◆ Directions
Output exactly, and only, the lines from the line containing "Convert this chart to D3.js code." through the line containing "2.060, 1.740, 1.470];", both included.

-------- Provided entries

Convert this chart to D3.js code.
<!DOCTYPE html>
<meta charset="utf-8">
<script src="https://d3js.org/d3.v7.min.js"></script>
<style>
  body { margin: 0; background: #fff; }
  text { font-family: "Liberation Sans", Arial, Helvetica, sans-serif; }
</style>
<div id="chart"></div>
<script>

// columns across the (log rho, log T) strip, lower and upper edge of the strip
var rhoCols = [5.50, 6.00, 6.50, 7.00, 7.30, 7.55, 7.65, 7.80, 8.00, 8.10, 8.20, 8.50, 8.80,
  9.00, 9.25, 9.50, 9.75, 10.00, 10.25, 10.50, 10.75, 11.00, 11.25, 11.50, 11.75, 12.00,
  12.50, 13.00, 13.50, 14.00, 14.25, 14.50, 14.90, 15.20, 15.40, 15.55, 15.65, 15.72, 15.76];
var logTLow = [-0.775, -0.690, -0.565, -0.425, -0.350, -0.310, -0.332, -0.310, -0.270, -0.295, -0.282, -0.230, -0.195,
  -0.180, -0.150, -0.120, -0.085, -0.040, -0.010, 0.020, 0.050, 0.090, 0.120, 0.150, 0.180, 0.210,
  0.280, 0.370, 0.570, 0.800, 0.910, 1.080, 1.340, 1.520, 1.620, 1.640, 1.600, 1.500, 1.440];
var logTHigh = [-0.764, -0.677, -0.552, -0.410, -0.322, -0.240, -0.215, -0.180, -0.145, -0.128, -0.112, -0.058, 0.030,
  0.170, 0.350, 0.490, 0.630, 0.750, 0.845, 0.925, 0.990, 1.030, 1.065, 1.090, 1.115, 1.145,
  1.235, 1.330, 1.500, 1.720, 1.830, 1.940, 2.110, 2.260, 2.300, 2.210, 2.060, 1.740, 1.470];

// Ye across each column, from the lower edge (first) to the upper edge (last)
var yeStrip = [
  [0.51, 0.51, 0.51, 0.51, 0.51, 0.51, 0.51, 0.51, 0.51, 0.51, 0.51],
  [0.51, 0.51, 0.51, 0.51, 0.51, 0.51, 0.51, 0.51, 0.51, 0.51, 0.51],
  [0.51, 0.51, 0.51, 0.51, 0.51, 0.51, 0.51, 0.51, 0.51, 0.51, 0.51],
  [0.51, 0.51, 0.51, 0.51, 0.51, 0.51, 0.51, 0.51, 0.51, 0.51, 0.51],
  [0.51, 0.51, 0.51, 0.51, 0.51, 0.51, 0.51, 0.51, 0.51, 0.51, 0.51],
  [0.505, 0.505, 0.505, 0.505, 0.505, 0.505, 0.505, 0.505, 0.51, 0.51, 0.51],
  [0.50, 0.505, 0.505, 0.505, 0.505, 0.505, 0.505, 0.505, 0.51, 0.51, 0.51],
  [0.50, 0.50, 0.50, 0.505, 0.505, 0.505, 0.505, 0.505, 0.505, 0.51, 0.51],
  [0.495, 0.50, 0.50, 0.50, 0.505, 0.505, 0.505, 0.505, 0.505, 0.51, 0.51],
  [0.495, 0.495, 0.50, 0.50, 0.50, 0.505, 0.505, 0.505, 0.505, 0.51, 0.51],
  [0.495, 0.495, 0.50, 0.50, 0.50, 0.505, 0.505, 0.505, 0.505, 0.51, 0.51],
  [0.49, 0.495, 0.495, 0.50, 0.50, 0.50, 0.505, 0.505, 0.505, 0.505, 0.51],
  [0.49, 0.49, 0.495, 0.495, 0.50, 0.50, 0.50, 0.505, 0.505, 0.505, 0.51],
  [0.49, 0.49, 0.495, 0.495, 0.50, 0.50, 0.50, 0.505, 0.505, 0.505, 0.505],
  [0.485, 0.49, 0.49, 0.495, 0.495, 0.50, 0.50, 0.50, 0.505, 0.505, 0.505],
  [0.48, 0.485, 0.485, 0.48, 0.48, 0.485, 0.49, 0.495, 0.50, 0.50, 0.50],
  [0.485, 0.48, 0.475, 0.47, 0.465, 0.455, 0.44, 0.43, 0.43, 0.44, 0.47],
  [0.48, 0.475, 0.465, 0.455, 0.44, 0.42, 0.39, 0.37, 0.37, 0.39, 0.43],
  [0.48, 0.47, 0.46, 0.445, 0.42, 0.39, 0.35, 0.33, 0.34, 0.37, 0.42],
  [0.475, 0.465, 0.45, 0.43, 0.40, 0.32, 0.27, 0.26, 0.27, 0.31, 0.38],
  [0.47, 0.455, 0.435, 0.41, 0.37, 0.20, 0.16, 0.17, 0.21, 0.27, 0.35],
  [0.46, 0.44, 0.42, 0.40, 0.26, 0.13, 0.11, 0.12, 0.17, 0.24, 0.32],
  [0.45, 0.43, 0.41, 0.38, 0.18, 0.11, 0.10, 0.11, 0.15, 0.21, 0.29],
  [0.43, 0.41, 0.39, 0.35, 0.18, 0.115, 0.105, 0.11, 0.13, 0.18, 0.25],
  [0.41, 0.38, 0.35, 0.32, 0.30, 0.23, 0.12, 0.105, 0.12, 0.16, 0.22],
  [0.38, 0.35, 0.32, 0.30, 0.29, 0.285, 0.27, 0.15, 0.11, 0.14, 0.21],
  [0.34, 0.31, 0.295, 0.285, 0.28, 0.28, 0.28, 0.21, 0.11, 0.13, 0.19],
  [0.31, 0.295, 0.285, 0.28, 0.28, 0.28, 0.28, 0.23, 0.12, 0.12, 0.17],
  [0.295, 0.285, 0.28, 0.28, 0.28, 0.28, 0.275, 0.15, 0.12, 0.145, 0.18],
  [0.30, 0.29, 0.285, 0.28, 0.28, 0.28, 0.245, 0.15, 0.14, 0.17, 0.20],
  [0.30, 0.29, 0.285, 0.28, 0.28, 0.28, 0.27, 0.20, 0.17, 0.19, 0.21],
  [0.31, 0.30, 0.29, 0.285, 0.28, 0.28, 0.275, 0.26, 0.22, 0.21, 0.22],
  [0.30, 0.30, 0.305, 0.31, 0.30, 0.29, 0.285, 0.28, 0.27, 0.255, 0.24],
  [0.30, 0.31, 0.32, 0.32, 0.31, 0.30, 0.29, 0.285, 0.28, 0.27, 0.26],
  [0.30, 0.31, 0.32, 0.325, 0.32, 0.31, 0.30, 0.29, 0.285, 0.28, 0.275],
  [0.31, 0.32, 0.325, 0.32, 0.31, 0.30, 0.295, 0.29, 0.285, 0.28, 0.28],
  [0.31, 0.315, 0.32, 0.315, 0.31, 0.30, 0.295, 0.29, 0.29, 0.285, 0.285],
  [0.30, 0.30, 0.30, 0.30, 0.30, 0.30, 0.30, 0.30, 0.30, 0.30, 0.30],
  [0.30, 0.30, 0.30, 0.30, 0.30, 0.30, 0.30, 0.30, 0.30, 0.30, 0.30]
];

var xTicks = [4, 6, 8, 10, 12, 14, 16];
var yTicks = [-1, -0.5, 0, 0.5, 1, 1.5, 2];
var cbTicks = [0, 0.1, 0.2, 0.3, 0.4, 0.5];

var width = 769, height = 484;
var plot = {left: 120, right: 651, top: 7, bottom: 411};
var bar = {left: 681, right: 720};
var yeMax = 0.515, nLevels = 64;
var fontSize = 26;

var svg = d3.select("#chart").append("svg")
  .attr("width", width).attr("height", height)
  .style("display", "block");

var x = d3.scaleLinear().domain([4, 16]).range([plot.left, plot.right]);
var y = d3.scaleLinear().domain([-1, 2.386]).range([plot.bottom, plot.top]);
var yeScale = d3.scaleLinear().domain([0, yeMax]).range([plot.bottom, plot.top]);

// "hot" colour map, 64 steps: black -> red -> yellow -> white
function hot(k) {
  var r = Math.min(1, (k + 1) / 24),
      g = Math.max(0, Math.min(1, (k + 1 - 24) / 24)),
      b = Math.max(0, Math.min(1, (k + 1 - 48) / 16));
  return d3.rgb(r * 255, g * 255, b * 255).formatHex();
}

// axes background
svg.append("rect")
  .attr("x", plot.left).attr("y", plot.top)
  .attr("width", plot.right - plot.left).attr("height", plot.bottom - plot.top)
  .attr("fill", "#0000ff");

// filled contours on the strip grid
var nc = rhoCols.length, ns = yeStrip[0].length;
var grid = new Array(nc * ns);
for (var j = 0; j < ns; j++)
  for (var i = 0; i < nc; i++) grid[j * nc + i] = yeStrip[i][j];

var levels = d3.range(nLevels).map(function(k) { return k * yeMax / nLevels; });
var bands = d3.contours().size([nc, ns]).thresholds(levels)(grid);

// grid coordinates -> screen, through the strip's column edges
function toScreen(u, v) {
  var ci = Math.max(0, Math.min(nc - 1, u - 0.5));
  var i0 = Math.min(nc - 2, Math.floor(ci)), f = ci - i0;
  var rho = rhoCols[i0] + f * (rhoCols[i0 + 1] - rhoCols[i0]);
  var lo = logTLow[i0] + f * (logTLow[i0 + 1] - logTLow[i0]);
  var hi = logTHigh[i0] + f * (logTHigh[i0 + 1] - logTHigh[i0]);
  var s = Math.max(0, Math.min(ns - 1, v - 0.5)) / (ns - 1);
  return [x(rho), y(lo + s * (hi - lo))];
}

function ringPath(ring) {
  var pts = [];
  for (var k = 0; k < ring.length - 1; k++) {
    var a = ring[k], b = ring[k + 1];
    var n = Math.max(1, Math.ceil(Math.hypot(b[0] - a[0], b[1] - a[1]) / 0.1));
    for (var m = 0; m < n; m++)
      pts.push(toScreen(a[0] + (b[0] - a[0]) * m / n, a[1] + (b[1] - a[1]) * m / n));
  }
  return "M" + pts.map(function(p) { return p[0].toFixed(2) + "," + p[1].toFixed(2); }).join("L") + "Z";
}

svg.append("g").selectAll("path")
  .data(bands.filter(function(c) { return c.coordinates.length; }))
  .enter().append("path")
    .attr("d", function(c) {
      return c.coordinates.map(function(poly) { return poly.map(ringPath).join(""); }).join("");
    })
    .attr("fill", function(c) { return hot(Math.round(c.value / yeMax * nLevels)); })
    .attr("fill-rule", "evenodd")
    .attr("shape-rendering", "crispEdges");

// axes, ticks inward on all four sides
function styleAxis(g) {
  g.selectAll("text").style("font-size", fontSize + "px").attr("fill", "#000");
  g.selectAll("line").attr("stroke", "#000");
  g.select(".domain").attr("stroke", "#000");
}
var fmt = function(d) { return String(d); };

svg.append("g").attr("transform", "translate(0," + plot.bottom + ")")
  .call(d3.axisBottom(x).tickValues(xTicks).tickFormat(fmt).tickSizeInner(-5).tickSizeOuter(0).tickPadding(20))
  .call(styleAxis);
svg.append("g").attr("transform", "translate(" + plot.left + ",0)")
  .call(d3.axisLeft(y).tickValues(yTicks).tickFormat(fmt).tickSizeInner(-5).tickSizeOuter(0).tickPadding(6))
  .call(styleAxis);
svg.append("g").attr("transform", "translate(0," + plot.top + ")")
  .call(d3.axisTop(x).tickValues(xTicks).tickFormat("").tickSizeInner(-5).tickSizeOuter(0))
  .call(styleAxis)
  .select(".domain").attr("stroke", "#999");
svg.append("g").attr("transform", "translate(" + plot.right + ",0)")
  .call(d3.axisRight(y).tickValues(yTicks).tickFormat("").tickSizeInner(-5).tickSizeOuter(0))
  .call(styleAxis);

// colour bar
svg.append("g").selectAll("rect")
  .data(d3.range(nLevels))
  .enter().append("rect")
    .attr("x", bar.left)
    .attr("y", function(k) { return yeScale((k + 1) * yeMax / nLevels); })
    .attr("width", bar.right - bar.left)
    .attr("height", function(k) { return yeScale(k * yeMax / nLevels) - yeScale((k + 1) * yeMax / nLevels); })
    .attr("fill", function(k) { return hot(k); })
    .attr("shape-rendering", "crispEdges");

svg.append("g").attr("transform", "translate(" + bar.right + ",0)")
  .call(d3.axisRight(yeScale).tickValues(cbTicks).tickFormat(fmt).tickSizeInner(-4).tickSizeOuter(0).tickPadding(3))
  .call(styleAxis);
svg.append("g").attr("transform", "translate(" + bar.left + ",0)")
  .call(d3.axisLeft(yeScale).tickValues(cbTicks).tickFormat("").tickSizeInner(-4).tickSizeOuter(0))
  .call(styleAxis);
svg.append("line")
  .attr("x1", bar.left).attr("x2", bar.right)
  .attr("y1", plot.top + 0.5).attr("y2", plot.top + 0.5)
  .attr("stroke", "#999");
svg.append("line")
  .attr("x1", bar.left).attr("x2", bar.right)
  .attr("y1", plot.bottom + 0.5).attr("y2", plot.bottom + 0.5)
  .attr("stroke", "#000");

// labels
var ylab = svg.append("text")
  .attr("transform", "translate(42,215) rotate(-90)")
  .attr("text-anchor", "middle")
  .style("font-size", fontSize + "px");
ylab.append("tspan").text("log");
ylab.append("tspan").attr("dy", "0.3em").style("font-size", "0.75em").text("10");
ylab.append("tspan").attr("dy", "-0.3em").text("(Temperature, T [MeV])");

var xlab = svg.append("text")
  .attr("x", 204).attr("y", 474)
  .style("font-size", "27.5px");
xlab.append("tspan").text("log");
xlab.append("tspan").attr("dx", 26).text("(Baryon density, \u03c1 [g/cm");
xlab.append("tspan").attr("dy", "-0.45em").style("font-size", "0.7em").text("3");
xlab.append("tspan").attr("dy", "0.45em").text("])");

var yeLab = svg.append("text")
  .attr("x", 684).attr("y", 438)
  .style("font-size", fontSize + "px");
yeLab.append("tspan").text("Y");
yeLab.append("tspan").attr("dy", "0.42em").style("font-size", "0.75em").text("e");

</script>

----------------
-------- Provided entries

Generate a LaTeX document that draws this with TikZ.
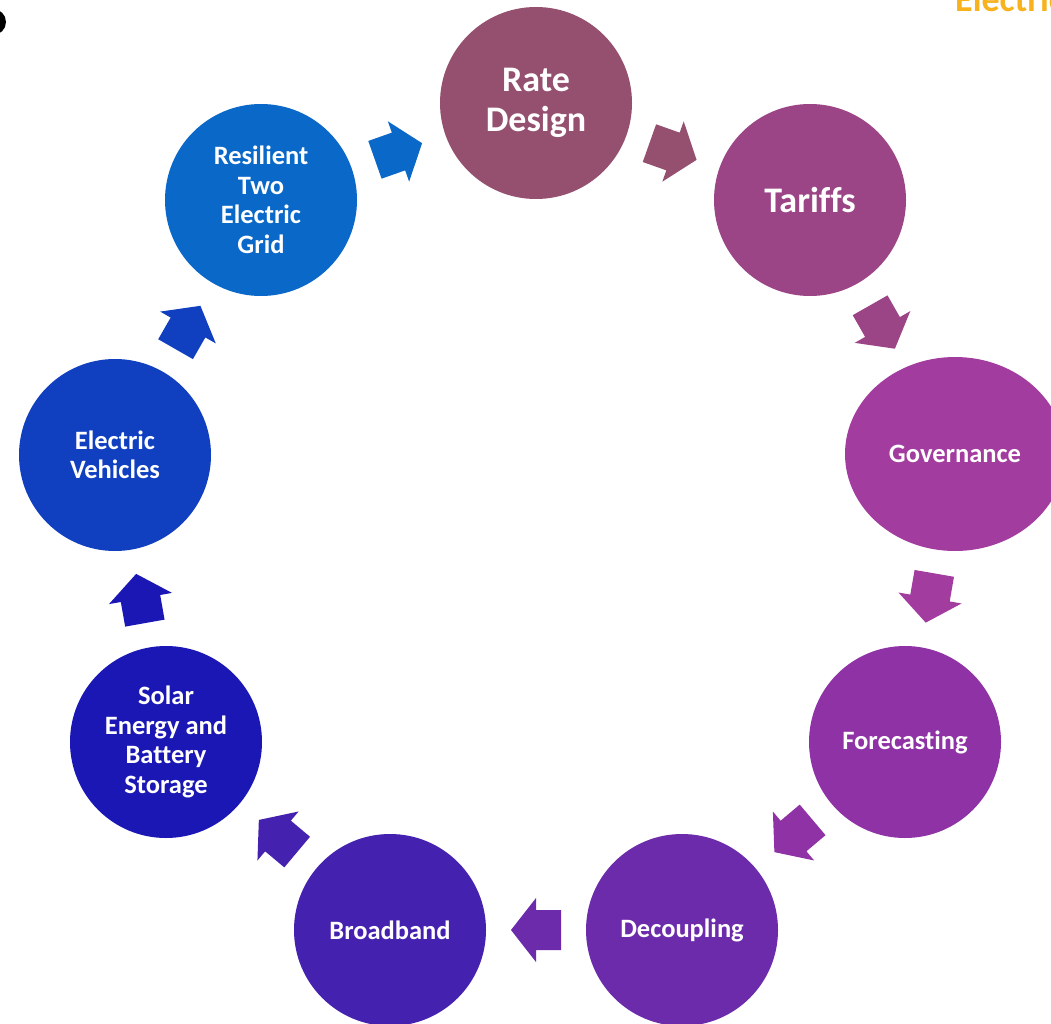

----------------

◆ Reply
Convert this chart to D3.js code.
<!DOCTYPE html>
<meta charset="utf-8">
<script src="https://d3js.org/d3.v7.min.js"></script>
<style>
  body { margin: 0; background: #fff; }
  text { font-family: "Liberation Sans", Arial, Helvetica, sans-serif; }
</style>
<div id="chart"></div>
<script>

// columns across the (log rho, log T) strip, lower and upper edge of the strip
var rhoCols = [5.50, 6.00, 6.50, 7.00, 7.30, 7.55, 7.65, 7.80, 8.00, 8.10, 8.20, 8.50, 8.80,
  9.00, 9.25, 9.50, 9.75, 10.00, 10.25, 10.50, 10.75, 11.00, 11.25, 11.50, 11.75, 12.00,
  12.50, 13.00, 13.50, 14.00, 14.25, 14.50, 14.90, 15.20, 15.40, 15.55, 15.65, 15.72, 15.76];
var logTLow = [-0.775, -0.690, -0.565, -0.425, -0.350, -0.310, -0.332, -0.310, -0.270, -0.295, -0.282, -0.230, -0.195,
  -0.180, -0.150, -0.120, -0.085, -0.040, -0.010, 0.020, 0.050, 0.090, 0.120, 0.150, 0.180, 0.210,
  0.280, 0.370, 0.570, 0.800, 0.910, 1.080, 1.340, 1.520, 1.620, 1.640, 1.600, 1.500, 1.440];
var logTHigh = [-0.764, -0.677, -0.552, -0.410, -0.322, -0.240, -0.215, -0.180, -0.145, -0.128, -0.112, -0.058, 0.030,
  0.170, 0.350, 0.490, 0.630, 0.750, 0.845, 0.925, 0.990, 1.030, 1.065, 1.090, 1.115, 1.145,
  1.235, 1.330, 1.500, 1.720, 1.830, 1.940, 2.110, 2.260, 2.300, 2.210, 2.060, 1.740, 1.470];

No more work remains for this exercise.